Keep track of which recipes they like and which they don't to use as inspiration for future meals.
Whichever curries you choose to make, if you make them yourself you can ensure they are packed with flavour — perfect for sneaking in lots of healthy fruits and vegetables, which is handy if you struggle to get your family to eat their greens.
Start with the aromatics to create a base. For many recipes, these will be onion, garlic, ginger, or a combination of all three. Then, add your spices. Each curry is made up from a different blend of spices, but all of them will benefit from a long, slow cook to enhance the flavour.
Aim to include some sweeter sauces made with coconut, almond, and sugar, such as a korma or pasanda, for people who aren't keen on spice and you should have enough dishes to satisfy even the fussiest family members.

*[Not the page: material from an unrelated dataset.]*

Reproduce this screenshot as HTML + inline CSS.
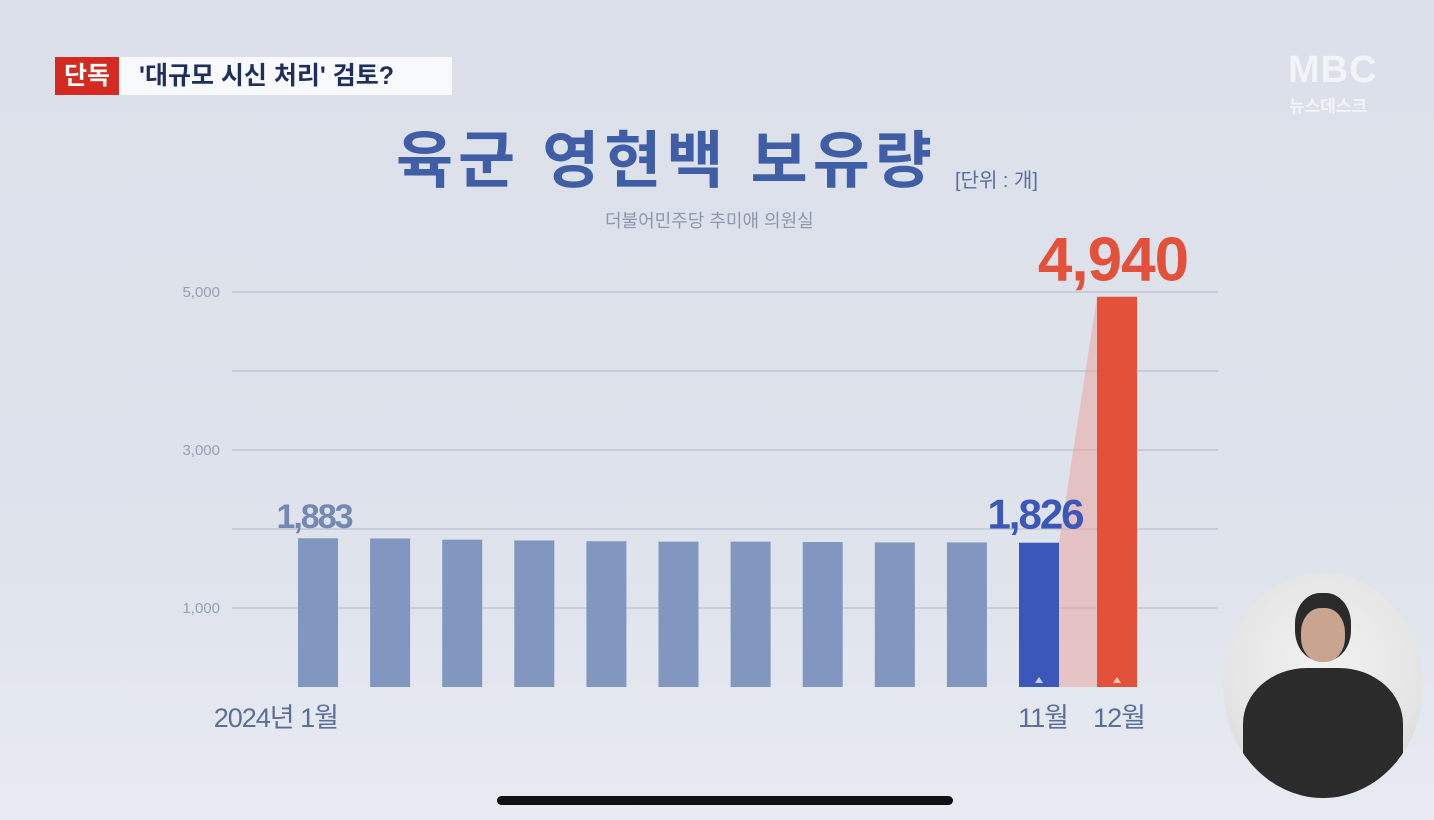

Remember to keep track of the recipes you try, particularly which spices you used and in what quantities. Like many authentic curries, the most successful dishes you create could become firm family favourites, and your notes could then be passed down for future generations to recreate.
Curry dishes are best served alongside tasty accompaniments that, luckily for you, all family members can help to make. Preparing these simple side dishes can get everyone in the kitchen working together as a unit, giving you more time to work on your secret recipes.
Some are very simple, like raita, which is made by mixing chopped up cucumber, mint, coriander, and yoghurt. Even soft and fluffy naan bread is just a basic bread dough that has been rolled into balls and flattened, ready to grill or fry.
Samosas are another very popular side, and surprisingly easy to make if you use pre-made filo pastry sheets. Simply fill with peas and grated vegetables, fold into triangles, and bake — a process so simple, you'll have kids, parents, and grandparents lining up to give it a go.
The tips in this guide can help you plan a vibrant curry feast for your family that encourages them to try new dishes, eat their vegetables, and maybe even roll up their sleeves to help out in the kitchen.